» WHAT YOU WILL DO: Gather all lines in the entries that include the word "this".

***** TASK DATA *****

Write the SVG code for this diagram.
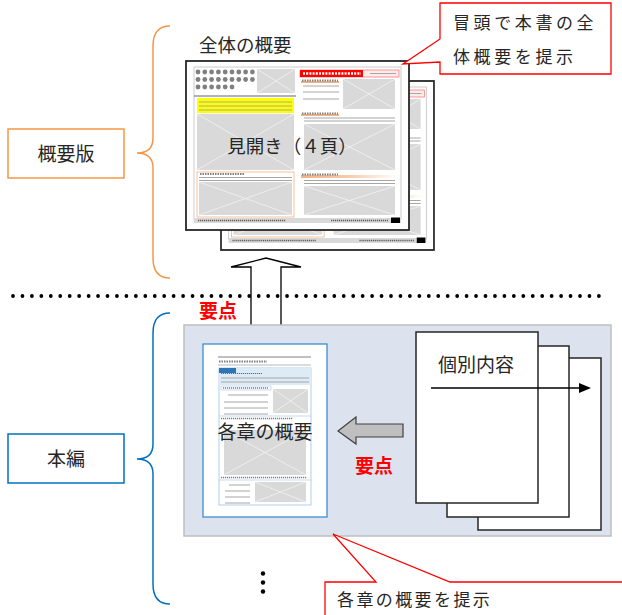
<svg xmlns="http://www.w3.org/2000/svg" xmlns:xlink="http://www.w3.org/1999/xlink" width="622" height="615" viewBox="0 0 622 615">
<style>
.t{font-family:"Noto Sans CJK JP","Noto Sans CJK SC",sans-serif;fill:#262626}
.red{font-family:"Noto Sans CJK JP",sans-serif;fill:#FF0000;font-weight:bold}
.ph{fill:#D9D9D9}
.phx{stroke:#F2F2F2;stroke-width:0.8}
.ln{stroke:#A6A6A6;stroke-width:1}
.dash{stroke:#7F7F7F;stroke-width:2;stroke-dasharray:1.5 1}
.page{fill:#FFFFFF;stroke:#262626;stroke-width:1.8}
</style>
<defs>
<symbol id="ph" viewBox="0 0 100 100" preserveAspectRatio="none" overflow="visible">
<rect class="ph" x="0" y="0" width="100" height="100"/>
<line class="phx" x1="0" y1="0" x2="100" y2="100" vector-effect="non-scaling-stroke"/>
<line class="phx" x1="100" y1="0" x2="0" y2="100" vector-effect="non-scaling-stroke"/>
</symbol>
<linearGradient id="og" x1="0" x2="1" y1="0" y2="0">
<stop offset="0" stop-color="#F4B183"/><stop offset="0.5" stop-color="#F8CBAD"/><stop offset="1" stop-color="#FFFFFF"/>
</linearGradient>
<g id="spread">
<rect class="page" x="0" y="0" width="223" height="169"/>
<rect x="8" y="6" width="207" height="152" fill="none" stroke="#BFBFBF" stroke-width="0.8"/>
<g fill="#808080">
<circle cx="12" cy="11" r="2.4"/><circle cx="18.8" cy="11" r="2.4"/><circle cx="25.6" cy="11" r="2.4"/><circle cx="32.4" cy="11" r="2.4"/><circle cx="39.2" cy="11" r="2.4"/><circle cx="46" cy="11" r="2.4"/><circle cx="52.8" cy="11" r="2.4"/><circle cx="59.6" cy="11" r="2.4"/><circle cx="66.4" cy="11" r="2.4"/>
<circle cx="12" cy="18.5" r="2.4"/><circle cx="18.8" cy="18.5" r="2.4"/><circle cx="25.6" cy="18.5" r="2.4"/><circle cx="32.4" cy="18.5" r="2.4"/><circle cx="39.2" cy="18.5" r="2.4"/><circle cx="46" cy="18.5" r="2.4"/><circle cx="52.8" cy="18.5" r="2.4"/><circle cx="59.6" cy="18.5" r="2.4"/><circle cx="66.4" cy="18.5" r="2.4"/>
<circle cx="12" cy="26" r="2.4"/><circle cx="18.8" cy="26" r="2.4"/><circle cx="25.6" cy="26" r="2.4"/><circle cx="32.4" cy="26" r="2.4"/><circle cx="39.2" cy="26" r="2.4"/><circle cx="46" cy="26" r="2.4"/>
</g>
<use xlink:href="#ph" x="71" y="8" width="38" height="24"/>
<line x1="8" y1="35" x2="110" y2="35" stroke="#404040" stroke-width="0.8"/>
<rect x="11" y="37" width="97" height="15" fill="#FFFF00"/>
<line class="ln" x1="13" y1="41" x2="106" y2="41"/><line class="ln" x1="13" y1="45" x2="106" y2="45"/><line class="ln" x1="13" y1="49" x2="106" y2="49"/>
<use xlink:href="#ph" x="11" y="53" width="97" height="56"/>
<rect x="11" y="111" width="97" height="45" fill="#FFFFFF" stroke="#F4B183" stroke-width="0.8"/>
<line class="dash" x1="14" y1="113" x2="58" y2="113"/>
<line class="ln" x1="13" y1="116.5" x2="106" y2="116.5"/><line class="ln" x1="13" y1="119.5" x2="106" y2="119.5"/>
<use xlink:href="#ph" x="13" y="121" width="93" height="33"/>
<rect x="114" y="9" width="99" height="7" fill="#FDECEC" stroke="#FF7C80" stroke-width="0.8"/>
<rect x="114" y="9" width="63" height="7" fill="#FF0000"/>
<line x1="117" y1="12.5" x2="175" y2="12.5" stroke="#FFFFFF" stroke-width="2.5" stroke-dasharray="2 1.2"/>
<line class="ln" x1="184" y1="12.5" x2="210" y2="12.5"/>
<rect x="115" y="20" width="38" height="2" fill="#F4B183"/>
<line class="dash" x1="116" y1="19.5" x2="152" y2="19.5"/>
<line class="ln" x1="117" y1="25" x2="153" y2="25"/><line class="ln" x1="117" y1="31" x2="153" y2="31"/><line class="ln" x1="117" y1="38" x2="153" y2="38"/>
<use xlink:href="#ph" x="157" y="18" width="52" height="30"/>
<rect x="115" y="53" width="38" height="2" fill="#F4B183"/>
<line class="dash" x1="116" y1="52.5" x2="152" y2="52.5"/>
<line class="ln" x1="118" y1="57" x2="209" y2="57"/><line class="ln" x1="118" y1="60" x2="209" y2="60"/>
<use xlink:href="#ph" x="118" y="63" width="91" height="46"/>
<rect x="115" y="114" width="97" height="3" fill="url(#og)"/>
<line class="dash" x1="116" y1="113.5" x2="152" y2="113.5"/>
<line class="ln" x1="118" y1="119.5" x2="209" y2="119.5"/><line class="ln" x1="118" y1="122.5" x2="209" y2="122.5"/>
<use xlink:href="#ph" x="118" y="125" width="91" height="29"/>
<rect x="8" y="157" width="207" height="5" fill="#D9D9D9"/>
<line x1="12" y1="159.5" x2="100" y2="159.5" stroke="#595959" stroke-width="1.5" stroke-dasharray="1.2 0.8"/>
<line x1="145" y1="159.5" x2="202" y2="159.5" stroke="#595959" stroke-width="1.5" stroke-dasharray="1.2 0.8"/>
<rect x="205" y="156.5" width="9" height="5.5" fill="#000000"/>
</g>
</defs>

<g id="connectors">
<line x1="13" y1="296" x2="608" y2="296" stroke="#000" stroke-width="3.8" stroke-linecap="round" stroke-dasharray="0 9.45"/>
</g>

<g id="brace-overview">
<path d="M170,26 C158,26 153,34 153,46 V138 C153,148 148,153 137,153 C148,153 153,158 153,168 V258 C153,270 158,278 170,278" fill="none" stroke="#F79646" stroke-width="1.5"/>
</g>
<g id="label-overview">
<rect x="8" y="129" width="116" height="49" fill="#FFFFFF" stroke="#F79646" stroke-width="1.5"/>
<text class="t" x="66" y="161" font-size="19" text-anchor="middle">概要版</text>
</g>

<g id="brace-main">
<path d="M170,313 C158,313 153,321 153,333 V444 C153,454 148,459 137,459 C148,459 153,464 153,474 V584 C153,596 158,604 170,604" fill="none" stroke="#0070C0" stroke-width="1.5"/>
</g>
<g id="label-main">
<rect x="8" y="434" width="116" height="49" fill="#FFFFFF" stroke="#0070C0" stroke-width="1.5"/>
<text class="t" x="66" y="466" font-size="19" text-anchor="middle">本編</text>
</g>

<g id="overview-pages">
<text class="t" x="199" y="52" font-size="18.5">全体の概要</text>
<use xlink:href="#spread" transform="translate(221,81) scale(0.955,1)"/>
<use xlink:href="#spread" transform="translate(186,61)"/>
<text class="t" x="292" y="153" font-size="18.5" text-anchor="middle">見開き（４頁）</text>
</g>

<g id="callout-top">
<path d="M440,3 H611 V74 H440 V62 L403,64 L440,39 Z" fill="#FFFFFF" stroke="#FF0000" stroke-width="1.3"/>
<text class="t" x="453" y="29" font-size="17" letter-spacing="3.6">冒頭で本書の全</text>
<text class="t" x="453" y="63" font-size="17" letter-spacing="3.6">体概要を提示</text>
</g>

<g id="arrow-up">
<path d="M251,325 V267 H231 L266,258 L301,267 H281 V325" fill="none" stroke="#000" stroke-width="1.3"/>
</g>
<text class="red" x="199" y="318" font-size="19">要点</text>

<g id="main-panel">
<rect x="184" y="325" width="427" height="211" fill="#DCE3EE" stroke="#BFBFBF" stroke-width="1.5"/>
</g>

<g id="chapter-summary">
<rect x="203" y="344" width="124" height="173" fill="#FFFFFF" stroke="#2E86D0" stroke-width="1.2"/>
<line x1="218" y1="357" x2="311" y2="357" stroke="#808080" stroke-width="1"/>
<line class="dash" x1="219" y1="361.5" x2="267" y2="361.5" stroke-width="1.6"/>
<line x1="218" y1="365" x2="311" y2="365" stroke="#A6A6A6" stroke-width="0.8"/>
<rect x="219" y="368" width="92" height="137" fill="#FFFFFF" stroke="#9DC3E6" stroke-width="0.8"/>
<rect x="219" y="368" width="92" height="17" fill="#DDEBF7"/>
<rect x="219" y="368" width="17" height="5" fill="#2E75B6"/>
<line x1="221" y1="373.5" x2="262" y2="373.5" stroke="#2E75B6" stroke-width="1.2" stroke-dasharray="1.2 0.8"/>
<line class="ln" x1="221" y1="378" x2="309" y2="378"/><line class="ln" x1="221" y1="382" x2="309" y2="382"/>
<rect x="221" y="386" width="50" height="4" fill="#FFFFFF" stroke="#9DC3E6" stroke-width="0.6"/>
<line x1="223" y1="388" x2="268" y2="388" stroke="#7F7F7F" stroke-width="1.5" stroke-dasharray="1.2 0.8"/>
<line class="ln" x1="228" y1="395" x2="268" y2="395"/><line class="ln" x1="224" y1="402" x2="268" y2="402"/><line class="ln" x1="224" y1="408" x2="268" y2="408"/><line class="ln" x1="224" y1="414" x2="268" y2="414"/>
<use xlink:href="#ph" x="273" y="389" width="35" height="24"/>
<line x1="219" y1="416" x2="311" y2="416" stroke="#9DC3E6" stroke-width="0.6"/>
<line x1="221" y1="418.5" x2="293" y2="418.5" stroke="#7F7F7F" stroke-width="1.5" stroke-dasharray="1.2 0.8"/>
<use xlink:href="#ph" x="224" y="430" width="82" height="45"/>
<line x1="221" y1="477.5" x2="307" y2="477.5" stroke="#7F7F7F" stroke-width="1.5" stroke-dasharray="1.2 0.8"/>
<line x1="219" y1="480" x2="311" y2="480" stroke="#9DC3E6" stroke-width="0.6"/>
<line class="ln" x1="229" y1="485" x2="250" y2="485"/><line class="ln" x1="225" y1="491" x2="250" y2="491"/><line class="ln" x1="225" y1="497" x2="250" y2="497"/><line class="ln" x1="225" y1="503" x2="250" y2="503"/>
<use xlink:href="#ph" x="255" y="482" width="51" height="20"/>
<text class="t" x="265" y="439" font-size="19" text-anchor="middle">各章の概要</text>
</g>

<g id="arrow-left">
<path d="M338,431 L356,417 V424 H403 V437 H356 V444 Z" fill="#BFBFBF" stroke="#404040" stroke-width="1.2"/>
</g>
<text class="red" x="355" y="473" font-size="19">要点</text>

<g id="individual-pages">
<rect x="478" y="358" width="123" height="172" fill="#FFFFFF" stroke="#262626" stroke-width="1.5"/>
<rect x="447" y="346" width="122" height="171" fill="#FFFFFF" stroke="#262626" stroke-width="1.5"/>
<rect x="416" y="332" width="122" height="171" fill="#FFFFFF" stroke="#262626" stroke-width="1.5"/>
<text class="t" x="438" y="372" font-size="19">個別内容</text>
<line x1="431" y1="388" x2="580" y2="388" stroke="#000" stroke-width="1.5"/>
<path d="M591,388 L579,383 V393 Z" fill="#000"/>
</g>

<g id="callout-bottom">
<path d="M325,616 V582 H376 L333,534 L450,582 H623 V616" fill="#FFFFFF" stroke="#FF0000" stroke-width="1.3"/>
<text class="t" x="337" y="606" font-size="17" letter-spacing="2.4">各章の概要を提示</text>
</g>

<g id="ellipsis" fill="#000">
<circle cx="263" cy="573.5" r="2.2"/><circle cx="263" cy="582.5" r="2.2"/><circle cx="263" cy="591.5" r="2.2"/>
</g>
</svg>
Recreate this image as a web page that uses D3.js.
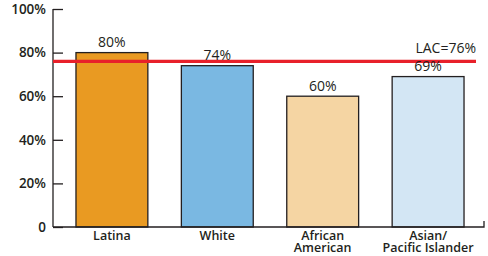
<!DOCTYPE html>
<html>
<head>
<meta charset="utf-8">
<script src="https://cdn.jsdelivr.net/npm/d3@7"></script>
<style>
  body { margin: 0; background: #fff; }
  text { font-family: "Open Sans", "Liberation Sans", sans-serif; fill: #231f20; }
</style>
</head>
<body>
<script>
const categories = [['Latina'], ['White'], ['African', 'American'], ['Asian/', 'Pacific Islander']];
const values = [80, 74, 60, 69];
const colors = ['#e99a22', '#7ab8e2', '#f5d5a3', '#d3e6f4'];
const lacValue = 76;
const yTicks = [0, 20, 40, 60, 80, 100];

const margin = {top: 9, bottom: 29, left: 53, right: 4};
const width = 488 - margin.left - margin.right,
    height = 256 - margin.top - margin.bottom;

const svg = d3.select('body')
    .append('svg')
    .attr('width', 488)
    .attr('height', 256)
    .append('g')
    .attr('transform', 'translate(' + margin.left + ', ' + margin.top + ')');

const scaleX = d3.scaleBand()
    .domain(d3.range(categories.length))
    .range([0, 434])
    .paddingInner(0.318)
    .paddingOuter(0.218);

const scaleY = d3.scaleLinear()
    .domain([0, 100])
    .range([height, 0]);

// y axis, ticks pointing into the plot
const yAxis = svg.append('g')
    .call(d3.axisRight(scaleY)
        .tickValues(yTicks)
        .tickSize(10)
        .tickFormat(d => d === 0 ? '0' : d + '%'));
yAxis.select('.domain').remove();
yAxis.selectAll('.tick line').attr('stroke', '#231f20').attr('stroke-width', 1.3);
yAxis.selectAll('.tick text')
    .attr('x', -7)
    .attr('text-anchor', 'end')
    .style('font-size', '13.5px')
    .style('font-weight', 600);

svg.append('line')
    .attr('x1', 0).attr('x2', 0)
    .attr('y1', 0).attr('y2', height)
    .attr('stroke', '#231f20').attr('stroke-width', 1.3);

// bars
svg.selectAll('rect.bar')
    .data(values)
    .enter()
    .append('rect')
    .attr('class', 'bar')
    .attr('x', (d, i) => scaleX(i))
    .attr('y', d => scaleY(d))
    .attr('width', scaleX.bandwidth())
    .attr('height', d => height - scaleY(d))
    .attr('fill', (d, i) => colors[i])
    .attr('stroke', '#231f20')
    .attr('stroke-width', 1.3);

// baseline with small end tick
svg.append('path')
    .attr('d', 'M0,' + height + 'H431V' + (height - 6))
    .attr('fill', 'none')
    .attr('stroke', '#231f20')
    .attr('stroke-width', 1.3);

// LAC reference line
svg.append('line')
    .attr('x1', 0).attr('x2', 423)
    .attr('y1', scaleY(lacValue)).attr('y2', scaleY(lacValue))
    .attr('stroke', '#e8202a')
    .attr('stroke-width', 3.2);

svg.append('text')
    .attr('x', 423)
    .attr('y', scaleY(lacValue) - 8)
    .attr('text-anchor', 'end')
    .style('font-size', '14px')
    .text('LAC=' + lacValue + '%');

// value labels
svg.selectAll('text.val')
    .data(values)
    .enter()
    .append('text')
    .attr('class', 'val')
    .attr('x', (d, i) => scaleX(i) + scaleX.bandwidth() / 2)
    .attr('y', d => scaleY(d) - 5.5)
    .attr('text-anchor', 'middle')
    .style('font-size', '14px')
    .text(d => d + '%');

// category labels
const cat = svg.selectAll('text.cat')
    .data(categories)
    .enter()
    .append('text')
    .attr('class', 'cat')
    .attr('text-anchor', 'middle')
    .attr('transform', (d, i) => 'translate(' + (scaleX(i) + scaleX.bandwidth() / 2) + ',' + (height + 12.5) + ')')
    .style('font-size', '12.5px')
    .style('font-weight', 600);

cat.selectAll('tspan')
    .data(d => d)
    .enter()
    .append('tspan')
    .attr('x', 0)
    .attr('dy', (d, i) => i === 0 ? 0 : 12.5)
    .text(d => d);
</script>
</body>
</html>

*****

» PROBLEM SOLUTION:
Write the SVG code for this diagram.
Recreate this image as a web page that uses D3.js.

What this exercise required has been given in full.